* [What the exercise asks] Your task is to repeat the lines from the line with "Convert this chart to matplotlib code." to the line with "ax2.spines['right'].set_color('#808080')", both ends included, and nothing else. Pictures stay out of the copy.

———

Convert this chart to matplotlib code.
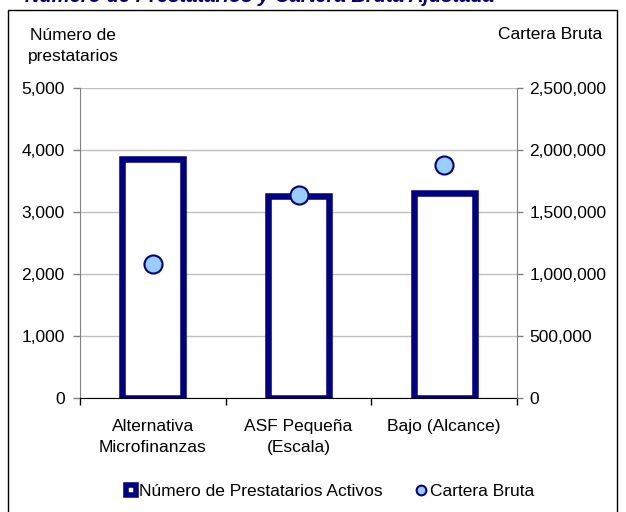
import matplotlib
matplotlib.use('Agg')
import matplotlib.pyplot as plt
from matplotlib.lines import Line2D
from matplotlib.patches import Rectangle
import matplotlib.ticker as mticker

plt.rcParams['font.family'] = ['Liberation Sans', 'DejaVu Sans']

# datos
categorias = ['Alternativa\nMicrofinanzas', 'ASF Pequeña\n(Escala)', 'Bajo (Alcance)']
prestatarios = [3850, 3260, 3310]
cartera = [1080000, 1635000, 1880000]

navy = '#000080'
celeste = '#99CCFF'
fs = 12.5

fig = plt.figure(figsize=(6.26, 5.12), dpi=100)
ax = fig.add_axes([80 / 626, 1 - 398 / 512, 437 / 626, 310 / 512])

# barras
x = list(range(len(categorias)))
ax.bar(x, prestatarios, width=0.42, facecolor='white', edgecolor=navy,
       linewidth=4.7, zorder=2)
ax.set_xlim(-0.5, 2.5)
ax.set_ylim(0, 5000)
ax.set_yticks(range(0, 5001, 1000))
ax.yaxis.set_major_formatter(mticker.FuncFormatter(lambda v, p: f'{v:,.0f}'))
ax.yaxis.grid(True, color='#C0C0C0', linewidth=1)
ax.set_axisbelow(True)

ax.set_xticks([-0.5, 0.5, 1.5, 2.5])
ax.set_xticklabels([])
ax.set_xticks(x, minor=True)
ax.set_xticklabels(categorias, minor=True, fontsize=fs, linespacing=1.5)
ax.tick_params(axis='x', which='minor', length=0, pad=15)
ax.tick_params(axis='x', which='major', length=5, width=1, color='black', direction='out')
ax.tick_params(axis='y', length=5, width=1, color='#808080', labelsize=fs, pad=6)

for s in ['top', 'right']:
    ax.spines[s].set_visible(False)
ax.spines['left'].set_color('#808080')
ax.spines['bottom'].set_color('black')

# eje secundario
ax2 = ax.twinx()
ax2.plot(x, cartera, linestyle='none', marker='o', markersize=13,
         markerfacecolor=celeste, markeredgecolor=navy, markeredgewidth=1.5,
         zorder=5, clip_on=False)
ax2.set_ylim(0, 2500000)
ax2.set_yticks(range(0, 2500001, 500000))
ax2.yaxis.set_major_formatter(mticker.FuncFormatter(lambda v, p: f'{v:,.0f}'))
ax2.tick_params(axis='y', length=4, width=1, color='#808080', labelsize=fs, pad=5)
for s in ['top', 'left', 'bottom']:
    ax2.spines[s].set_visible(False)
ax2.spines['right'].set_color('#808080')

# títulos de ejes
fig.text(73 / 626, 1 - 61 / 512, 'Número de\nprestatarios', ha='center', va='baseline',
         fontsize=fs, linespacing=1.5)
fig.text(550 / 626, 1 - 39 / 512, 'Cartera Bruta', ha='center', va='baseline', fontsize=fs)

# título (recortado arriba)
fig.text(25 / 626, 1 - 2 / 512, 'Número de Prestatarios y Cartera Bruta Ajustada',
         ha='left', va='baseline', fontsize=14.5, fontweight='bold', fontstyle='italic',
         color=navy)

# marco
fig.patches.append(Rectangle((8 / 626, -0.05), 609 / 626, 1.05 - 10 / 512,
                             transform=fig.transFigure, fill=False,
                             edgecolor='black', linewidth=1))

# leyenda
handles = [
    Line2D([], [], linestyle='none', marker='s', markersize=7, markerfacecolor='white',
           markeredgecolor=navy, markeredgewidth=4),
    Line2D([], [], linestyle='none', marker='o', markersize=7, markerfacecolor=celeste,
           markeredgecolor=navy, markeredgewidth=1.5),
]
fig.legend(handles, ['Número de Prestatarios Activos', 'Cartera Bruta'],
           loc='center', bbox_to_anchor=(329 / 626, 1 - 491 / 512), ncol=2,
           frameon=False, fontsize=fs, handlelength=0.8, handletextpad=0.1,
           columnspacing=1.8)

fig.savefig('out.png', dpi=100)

———

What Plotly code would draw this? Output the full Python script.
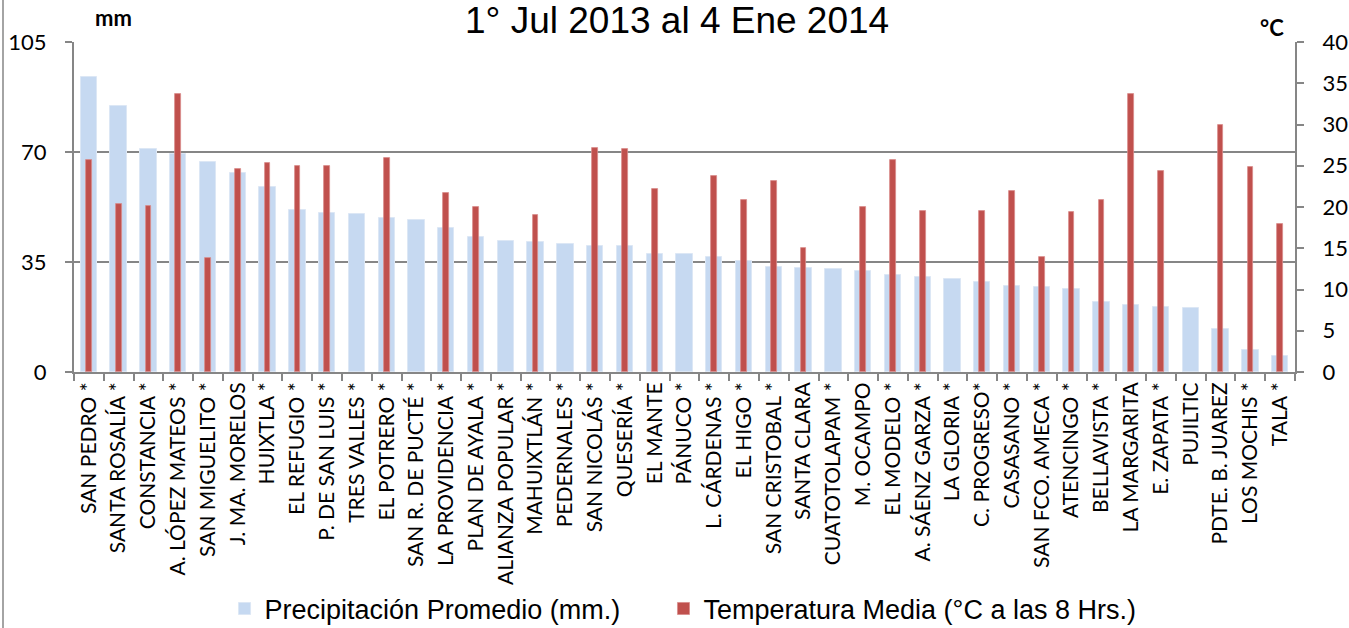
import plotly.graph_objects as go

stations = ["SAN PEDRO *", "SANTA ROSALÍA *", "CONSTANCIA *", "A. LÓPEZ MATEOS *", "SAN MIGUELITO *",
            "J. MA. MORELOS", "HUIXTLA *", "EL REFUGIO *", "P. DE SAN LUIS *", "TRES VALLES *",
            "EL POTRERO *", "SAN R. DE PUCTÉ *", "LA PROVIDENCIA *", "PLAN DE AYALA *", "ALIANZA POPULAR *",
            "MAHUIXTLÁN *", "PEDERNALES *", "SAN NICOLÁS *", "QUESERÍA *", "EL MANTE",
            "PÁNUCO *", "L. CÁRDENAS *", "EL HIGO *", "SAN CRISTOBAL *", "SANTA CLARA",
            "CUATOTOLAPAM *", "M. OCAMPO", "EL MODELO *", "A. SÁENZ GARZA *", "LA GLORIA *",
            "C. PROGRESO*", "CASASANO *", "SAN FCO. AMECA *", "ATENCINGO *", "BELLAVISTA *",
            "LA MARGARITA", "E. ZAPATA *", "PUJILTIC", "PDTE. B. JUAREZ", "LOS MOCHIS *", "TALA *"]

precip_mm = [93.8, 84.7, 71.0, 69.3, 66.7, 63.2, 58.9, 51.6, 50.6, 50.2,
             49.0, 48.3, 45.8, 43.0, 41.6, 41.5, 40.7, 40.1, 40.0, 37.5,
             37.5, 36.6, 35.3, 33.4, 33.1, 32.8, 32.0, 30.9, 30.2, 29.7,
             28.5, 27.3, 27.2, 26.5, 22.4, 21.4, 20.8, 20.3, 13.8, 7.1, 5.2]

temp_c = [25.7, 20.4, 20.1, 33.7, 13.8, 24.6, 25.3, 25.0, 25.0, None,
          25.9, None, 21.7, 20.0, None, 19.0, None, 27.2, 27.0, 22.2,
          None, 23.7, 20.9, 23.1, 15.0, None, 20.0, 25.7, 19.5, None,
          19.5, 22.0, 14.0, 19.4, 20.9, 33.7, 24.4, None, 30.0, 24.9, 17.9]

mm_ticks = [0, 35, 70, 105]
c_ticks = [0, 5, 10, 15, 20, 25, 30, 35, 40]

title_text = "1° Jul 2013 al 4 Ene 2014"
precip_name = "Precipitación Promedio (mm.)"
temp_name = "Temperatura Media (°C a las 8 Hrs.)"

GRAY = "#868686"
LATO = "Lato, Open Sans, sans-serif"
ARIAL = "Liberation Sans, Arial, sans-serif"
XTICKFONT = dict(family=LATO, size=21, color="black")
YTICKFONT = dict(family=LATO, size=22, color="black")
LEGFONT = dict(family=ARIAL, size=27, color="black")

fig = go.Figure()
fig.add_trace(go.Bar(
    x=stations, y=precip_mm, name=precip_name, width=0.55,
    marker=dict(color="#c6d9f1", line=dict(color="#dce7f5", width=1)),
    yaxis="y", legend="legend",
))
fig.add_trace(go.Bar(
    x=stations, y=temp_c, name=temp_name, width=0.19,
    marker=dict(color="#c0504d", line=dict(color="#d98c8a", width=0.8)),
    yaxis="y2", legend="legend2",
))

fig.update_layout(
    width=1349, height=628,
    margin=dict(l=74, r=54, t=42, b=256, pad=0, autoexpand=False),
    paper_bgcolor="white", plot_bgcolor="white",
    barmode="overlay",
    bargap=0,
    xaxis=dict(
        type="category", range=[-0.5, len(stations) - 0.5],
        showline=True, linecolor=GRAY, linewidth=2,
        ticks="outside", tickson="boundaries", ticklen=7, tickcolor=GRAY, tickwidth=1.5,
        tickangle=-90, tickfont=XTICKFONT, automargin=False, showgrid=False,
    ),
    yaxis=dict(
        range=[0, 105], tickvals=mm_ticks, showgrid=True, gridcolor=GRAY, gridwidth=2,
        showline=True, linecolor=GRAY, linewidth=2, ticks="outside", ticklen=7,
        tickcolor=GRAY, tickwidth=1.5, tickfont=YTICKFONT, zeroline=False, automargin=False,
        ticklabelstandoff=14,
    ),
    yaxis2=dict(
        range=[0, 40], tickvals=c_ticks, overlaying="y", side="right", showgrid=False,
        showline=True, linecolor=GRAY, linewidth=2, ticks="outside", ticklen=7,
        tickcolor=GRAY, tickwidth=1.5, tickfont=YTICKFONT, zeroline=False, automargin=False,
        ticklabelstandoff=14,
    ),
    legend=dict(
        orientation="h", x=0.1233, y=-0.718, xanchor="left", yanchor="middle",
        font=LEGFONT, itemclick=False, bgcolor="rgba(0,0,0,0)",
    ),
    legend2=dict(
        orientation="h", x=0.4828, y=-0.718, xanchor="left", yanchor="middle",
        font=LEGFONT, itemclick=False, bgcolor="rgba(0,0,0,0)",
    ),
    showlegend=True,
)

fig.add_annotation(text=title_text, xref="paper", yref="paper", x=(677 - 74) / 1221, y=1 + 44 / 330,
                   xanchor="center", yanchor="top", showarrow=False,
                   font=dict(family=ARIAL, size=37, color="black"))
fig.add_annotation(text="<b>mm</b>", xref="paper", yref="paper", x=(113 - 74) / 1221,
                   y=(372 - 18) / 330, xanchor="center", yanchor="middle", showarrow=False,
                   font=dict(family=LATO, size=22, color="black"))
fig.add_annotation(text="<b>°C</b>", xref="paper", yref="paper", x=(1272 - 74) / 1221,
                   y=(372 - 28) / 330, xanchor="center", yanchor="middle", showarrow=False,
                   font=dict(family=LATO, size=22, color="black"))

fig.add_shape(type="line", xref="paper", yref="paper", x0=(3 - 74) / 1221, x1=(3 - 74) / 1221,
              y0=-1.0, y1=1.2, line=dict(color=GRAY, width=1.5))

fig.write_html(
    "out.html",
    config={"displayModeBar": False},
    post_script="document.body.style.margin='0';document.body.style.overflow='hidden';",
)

———

* [Problem solution]
Convert this chart to matplotlib code.
import matplotlib
matplotlib.use('Agg')
import matplotlib.pyplot as plt
from matplotlib.lines import Line2D
from matplotlib.patches import Rectangle
import matplotlib.ticker as mticker

plt.rcParams['font.family'] = ['Liberation Sans', 'DejaVu Sans']

# datos
categorias = ['Alternativa\nMicrofinanzas', 'ASF Pequeña\n(Escala)', 'Bajo (Alcance)']
prestatarios = [3850, 3260, 3310]
cartera = [1080000, 1635000, 1880000]

navy = '#000080'
celeste = '#99CCFF'
fs = 12.5

fig = plt.figure(figsize=(6.26, 5.12), dpi=100)
ax = fig.add_axes([80 / 626, 1 - 398 / 512, 437 / 626, 310 / 512])

# barras
x = list(range(len(categorias)))
ax.bar(x, prestatarios, width=0.42, facecolor='white', edgecolor=navy,
       linewidth=4.7, zorder=2)
ax.set_xlim(-0.5, 2.5)
ax.set_ylim(0, 5000)
ax.set_yticks(range(0, 5001, 1000))
ax.yaxis.set_major_formatter(mticker.FuncFormatter(lambda v, p: f'{v:,.0f}'))
ax.yaxis.grid(True, color='#C0C0C0', linewidth=1)
ax.set_axisbelow(True)

ax.set_xticks([-0.5, 0.5, 1.5, 2.5])
ax.set_xticklabels([])
ax.set_xticks(x, minor=True)
ax.set_xticklabels(categorias, minor=True, fontsize=fs, linespacing=1.5)
ax.tick_params(axis='x', which='minor', length=0, pad=15)
ax.tick_params(axis='x', which='major', length=5, width=1, color='black', direction='out')
ax.tick_params(axis='y', length=5, width=1, color='#808080', labelsize=fs, pad=6)

for s in ['top', 'right']:
    ax.spines[s].set_visible(False)
ax.spines['left'].set_color('#808080')
ax.spines['bottom'].set_color('black')

# eje secundario
ax2 = ax.twinx()
ax2.plot(x, cartera, linestyle='none', marker='o', markersize=13,
         markerfacecolor=celeste, markeredgecolor=navy, markeredgewidth=1.5,
         zorder=5, clip_on=False)
ax2.set_ylim(0, 2500000)
ax2.set_yticks(range(0, 2500001, 500000))
ax2.yaxis.set_major_formatter(mticker.FuncFormatter(lambda v, p: f'{v:,.0f}'))
ax2.tick_params(axis='y', length=4, width=1, color='#808080', labelsize=fs, pad=5)
for s in ['top', 'left', 'bottom']:
    ax2.spines[s].set_visible(False)
ax2.spines['right'].set_color('#808080')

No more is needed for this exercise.